3. I would like to add a third expression which must distinguish you:
missionary spirit. You have a specific and important mission, that of keeping alive
the relationship between the faith and the cultures of the peoples to whom you belong.
You do this through popular piety. When, for example, you carry the crucifix in procession
with such great veneration and love for the Lord, you are not performing a simple
outward act; you are pointing to the centrality of the Lord’s paschal mystery, his
passion, death and resurrection which have redeemed us, and you are reminding yourselves
first, as well as the community, that we have to follow Christ along the concrete
path of our daily lives so that he can transform us. Likewise, when you express profound
devotion for the Virgin Mary, you are pointing to the highest realization of the Christian
life, the one who by her faith and obedience to God’s will, and by her meditation
on the words and deeds of Jesus, is the Lord’s perfect disciple (cf. Lumen Gentium,
53). You express this faith, born of hearing the word of God, in ways that engage
the senses, the emotions and the symbols of the different cultures. . . . In doing
so you help to transmit it to others, and especially the simple persons whom, in the
Gospels, Jesus calls “the little ones”. In effect, “journeying together towards shrines,
and participating in other demonstrations of popular piety, bringing along your children
and engaging other people, is itself a work of evangelization” (Aparecida Document,
264). When you go to the shrines, when you bring the family, your children, you are
doing the proper work of evangelization. You must go on doing so! May you also be
true evangelizers! May your initiatives be “bridges”, means of bringing others to
Christ, so as to journey together with him. And in this spirit may you always be attentive
to charity. Each individual Christian and every community is missionary to the extent
that they bring to others and live the Gospel, and testify to God’s love for all,
especially those experiencing difficulties. Be missionaries of God’s love and tenderness!
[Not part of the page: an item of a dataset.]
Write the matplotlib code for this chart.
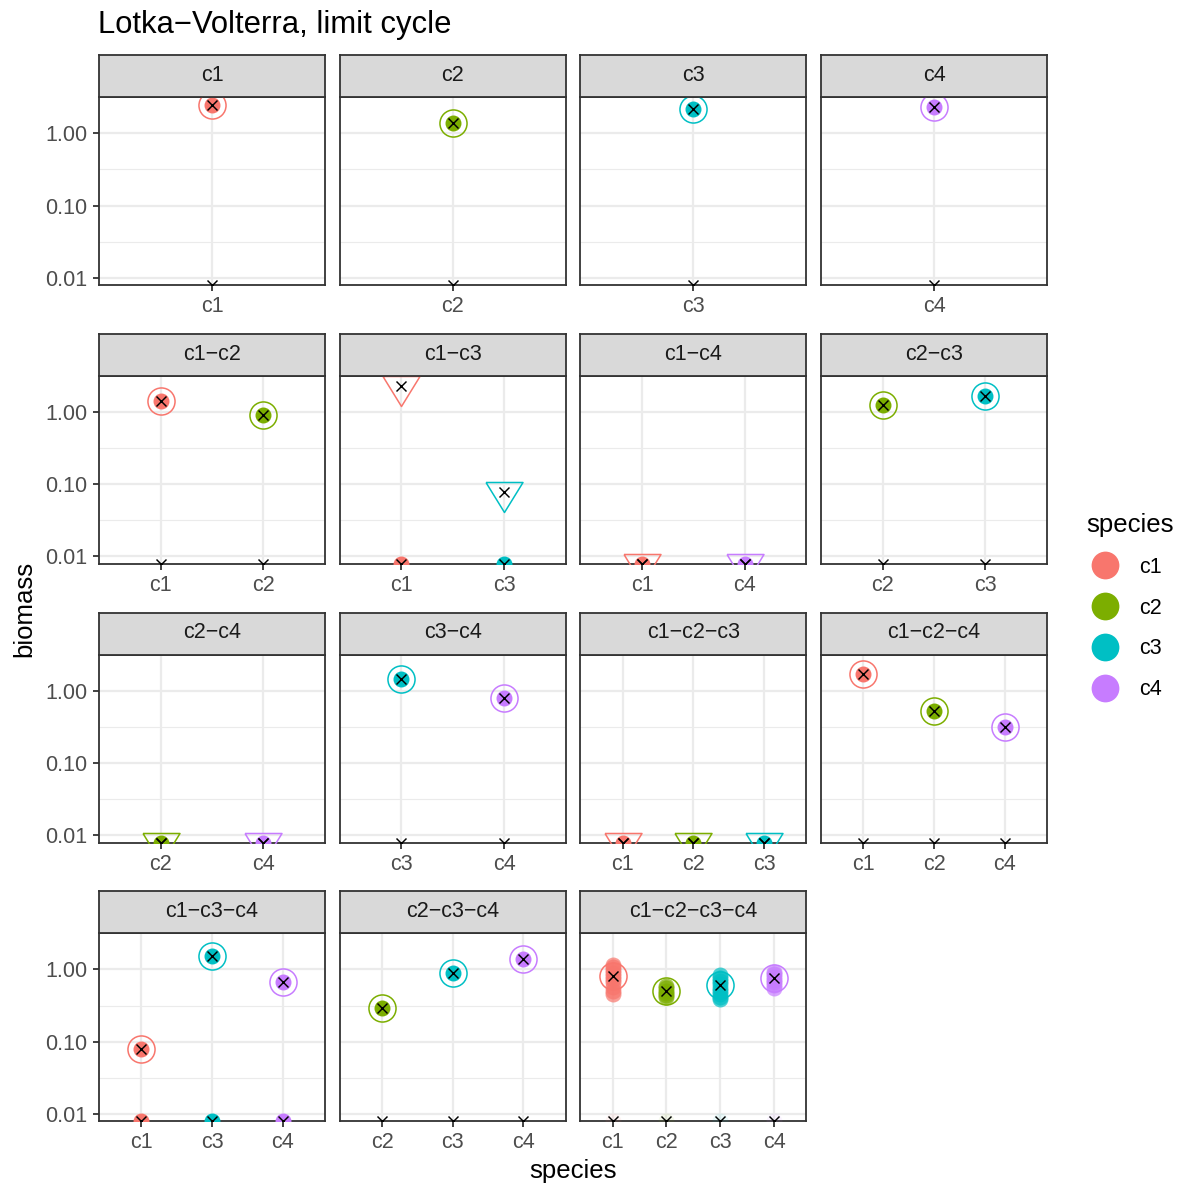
import numpy as np
import matplotlib
matplotlib.use("Agg")
import matplotlib.pyplot as plt
from matplotlib.lines import Line2D
from matplotlib.ticker import FixedLocator, NullLocator, NullFormatter

plt.rcParams['font.family'] = ['Liberation Sans', 'DejaVu Sans']

species = ["c1", "c2", "c3", "c4"]
species_colors = ["#F8766D", "#7CAE00", "#00BFC4", "#C77CFF"]

communities = ["c1", "c2", "c3", "c4",
               "c1-c2", "c1-c3", "c1-c4", "c2-c3",
               "c2-c4", "c3-c4", "c1-c2-c3", "c1-c2-c4",
               "c1-c3-c4", "c2-c3-c4", "c1-c2-c3-c4"]

# predicted equilibrium (open marker + cross), 0 means extinct
eq_biomass = [[2.45], [1.38], [2.15], [2.30],
              [1.42, 0.91], [2.30, 0.077], [0, 0], [1.25, 1.67],
              [0, 0], [1.47, 0.80], [0, 0, 0], [1.72, 0.53, 0.31],
              [0.080, 1.52, 0.68], [0.29, 0.88, 1.38], [0.80, 0.495, 0.60, 0.75]]
feasible = [True, True, True, True,
            True, False, False, True,
            False, True, False, True,
            True, True, True]

# simulated biomass (filled points)
sim_biomass = [[[2.45]], [[1.38]], [[2.15]], [[2.30]],
               [[1.42], [0.91]], [[0], [0]], [[0], [0]], [[1.25], [1.67]],
               [[0], [0]], [[1.47], [0.80]], [[0], [0], [0]], [[1.72], [0.53], [0.31]],
               [[0.080, 0], [1.52, 0], [0.68, 0]], [[0.29], [0.88], [1.38]],
               [[1.17, 1.08, 0.99, 0.90, 0.82, 0.74, 0.66, 0.58, 0.51, 0.45],
                [0.59, 0.55, 0.51, 0.47, 0.44, 0.41],
                [0.83, 0.76, 0.69, 0.62, 0.56, 0.50, 0.45, 0.42, 0.39],
                [0.93, 0.86, 0.79, 0.72, 0.66, 0.61, 0.56]]]
# the limit cycle runs start near zero
cycle_start = [0, 0, 0, 0]
# lower reference cross for every species
ref_biomass = 0

W, H = 1184, 1186
YLO, YHI = 10 ** -2.105, 10 ** 0.499
col_left = [99, 339.7, 580.4, 821.1]
row_top = [97.3, 376, 654.7, 933.4]
PW, PH, SH = 226, 188, 42
EDGE = "#333333"
GRID = "#EBEBEB"
FS_TICK = 15.5
FS_AXIS = 18.5

fig = plt.figure(figsize=(W / 100, H / 100), dpi=100)


def px_axes(left, top, width, height):
    return fig.add_axes([left / W, 1 - (top + height) / H, width / W, height / H])


tri = [(-18.5, 10), (18.5, 10), (0, -20), (-18.5, 10)]

for i, name in enumerate(communities):
    r, c = divmod(i, 4)
    ax = px_axes(col_left[c], row_top[r], PW, PH)
    members = name.split("-")
    xs = np.arange(1, len(members) + 1)

    ax.set_yscale("log")
    ax.set_ylim(YLO, YHI)
    ax.set_xlim(0.4, len(members) + 0.6)
    ax.set_xticks(xs)
    ax.set_xticklabels(members)
    ax.xaxis.set_minor_locator(NullLocator())
    ax.set_yticks([0.01, 0.1, 1.0])
    ax.set_yticklabels(["0.01", "0.10", "1.00"])
    ax.yaxis.set_minor_locator(FixedLocator([10 ** -1.5, 10 ** -0.5]))
    ax.yaxis.set_minor_formatter(NullFormatter())
    ax.tick_params(which="minor", length=0)
    ax.tick_params(which="major", length=4.3, width=1.3, color=EDGE,
                   labelsize=FS_TICK, labelcolor="#4D4D4D", pad=3.5)
    ax.tick_params(axis="y", pad=4)
    if c != 0:
        ax.tick_params(axis="y", left=False, labelleft=False)
    ax.grid(which="major", color=GRID, lw=1.6)
    ax.grid(which="minor", color=GRID, lw=0.8)
    ax.set_axisbelow(True)
    for s in ax.spines.values():
        s.set_color(EDGE)
        s.set_linewidth(1.3)

    for j, sp in enumerate(members):
        col = species_colors[species.index(sp)]
        vals = np.array(sim_biomass[i][j], dtype=float)
        yv = np.where(vals > 0, vals, YLO)
        a = 0.7 if len(vals) > 3 else 1.0
        ax.plot(np.full(len(yv), xs[j]), yv, "o", ms=11.5, mew=0, color=col,
                alpha=a, zorder=3)
        if i == len(communities) - 1:
            ax.plot(xs[j], cycle_start[j] if cycle_start[j] > 0 else YLO, "o",
                    ms=11.5, mew=0, color=col, alpha=0.08, zorder=3)

        e = eq_biomass[i][j]
        ye = e if e > 0 else YLO
        if feasible[i]:
            ax.plot(xs[j], ye, "o", ms=19.5, mfc="none", mec=col, mew=1.1, zorder=4)
        else:
            ax.plot(xs[j], ye, marker=tri, ls="", ms=28.8, mfc="none", mec=col,
                    mew=1.1, zorder=4)
        ax.plot(xs[j], ye, "x", ms=6.5, mew=1.05, color="black", zorder=5)
        yr = ref_biomass if ref_biomass > 0 else YLO
        ax.plot(xs[j], yr, "x", ms=6.5, mew=1.05, color="black", zorder=5)

    sax = px_axes(col_left[c], row_top[r] - SH, PW, SH)
    sax.set_facecolor("#D9D9D9")
    sax.set_xticks([])
    sax.set_yticks([])
    for s in sax.spines.values():
        s.set_color(EDGE)
        s.set_linewidth(1.3)
    sax.text(0.5, 0.52, name.replace("-", "\u2212"), ha="center", va="center",
             fontsize=FS_TICK, color="#1A1A1A", transform=sax.transAxes)

fig.text(98 / W, 1 - 25 / H, "Lotka\u2212Volterra, limit cycle", ha="left",
         va="center", fontsize=22.3, color="black")
fig.text(573 / W, 1 - 1171 / H, "species", ha="center", va="center", fontsize=FS_AXIS)
fig.text(24 / W, 1 - 609 / H, "biomass", ha="center", va="center", fontsize=FS_AXIS,
         rotation=90)

handles = [Line2D([], [], marker="o", ls="", ms=20, mew=0, color=col)
           for col in species_colors]
leg = fig.legend(handles, species, title="species", loc="upper left",
                 bbox_to_anchor=(1071 / W, 1 - 498 / H), frameon=False,
                 fontsize=FS_TICK, title_fontsize=FS_AXIS, labelspacing=0.92,
                 handletextpad=0.7, handlelength=1.75, borderaxespad=0.3)
leg._legend_box.align = "left"

fig.savefig("out.png", dpi=100)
You are missionaries of the Mercy of God, which always pardons us, always awaits us.
. . . He loves us so much!
Evangelical spirit, ecclesial spirit, missionary
spirit. Three words – don’t forget them: Evangelical spirit, ecclesial spirit, missionary
spirit. Let us ask the Lord always to direct our minds and hearts to him, as living
stones of the Church, so that all that we do, our whole Christian life, may be a luminous
witness to his mercy and love. In this way we will make our way towards the goal of
our earthly pilgrimage, towards that most beautiful sanctuary, the heavenly Jerusalem.
There, there is no longer any temple: God himself and the Lamb are its temple; and
the light of the sun and the moon give way to the glory of the Most High. Amen.